Most people have a very keenly developed sense of schadenfreude. If you don’t believe me, just Google “fail” and laugh your way though the first few hits. It’s human nature to relish the misfortune and mistakes of others. While the internet is well populated with photos and videos of clumsy people falling and inebriated folks doing stupid things, there’s another kind of fail the internet loves: the marketing fail. Here’s how to avoid a marketing fail.
There are a wide variety of types of marketing failures, some would include being ignorant, insensitive, impersonal, or just plain idiotic, but the common theme in all marketing fails, is not knowing your audience. If you know everything there is to know about your audience, you’ll have a pretty good chance of creating impactful marketing materials that inspire conversions.
Let’s look at how a few brands recently made some great marketing fails and what their mistakes were:
AARP: I was inspired to write this post when a member of my staff told me about how he received an invitation to join AARP for his 25th birthday. Since AARP has not suddenly broadened its membership base to include those in the 20-30-year-old age demographic, this is definitely a marketing fail. (Even funnier, this is not the first time this has happened!)
What went wrong here? AARP was ignorant about the people on its prospective customer list and wasted marketing resources trying to sell its services to people with no interest in it.
The solution: Avoid automating everything and keep up with your lists and use filters to screen people who are not in your target demographics.
J.P. Morgan: A different kind of ignorance was on display by the leadership of J.P. Morgan in November 2013, when they tried to host a Twitter Q&A session. The chat was quickly overrun with a wave of Occupy-New-York-esque sentiment as the public took the opportunity to turn a hashtag (#AskJPM) into a bashtag.
What went wrong here? The folks at J.P. Morgan were ignorant about how people (especially those on Twitter who tend to skew younger and more liberal and more anti-Wall Street) felt towards it and invited the abuse by not doing their research.
The solution: Do your homework. Listen on social media for how people perceive your brand and learn the culture of different social media networks. Once you know that, you’ll have a better sense of how to interact with your customers (or your haters) on social media).
Epicurious: Foodie website Epicurious used the Boston Marathon Bombing as a marketing prop, combining both, “sympathy” for the victims and suggestions for whole-grain cranberry scones in one tweet! Understandably, there was a twitterific backlash against Epicurious’ insensitivity.

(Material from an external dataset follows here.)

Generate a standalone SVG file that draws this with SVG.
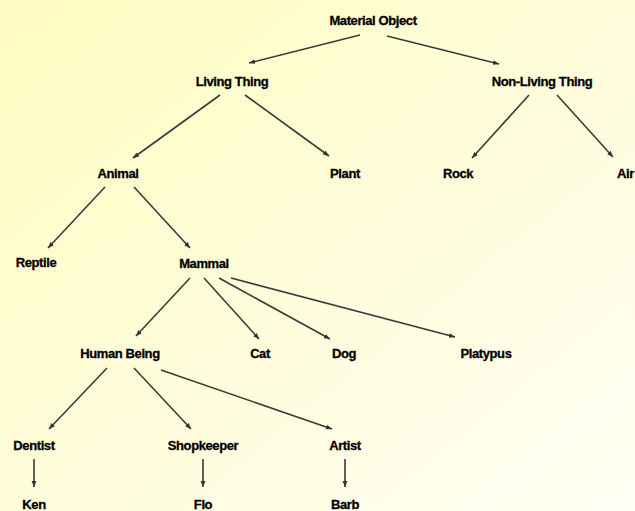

What went wrong here? Epicurious was just the latest in a long line of brands to try and capitalize on disasters (natural or manmade). It’s insensitive, stupid, and it never goes over well.
The solution: Newsjacking is great, but don’t newsjack disasters. If you are ever tempted to use a disaster in your marketing, think how you would feel if your family/friends were impacted by the disaster and another brand tried to co-opt your painful situation to sell their stuff.
Neolane: Neolane bills itself as a “conversational marketing technology provider, which develops marketing automation software,” but when it announced in an email that Adobe has just acquired the company, Neolane forgot to address the emails—so they started out “Dear ,”. Oops!
What went wrong here? Neolane fell into a common marketing automation pitfall—automating everything and forgetting to have a human check the materials. They tried to personalize their emails, but they failed.
The solution: Be careful with automating all your processes. If a marketing automation company can be tripped up, you can too.
Volkswagon: A Chicago-area VW dealer put up a highway billboard with a QR code. Because someone selling cars should always encourage potential customers to be distracted drivers and attempt to scan a QU code while driving. Needless to say, the boneheaded billboard did not go over well, either with customers or with VW corporate.
What went wrong here? QR codes are great, but encouraging customers to do something dangerous in order to scan the codes is just idiotic. Especially if you sell cars and are encouraging distracted driving.
The solution: Use common sense and don’t invite your customers to do something dangerous to visit your website. If they die before they get to your website, they can’t buy from you!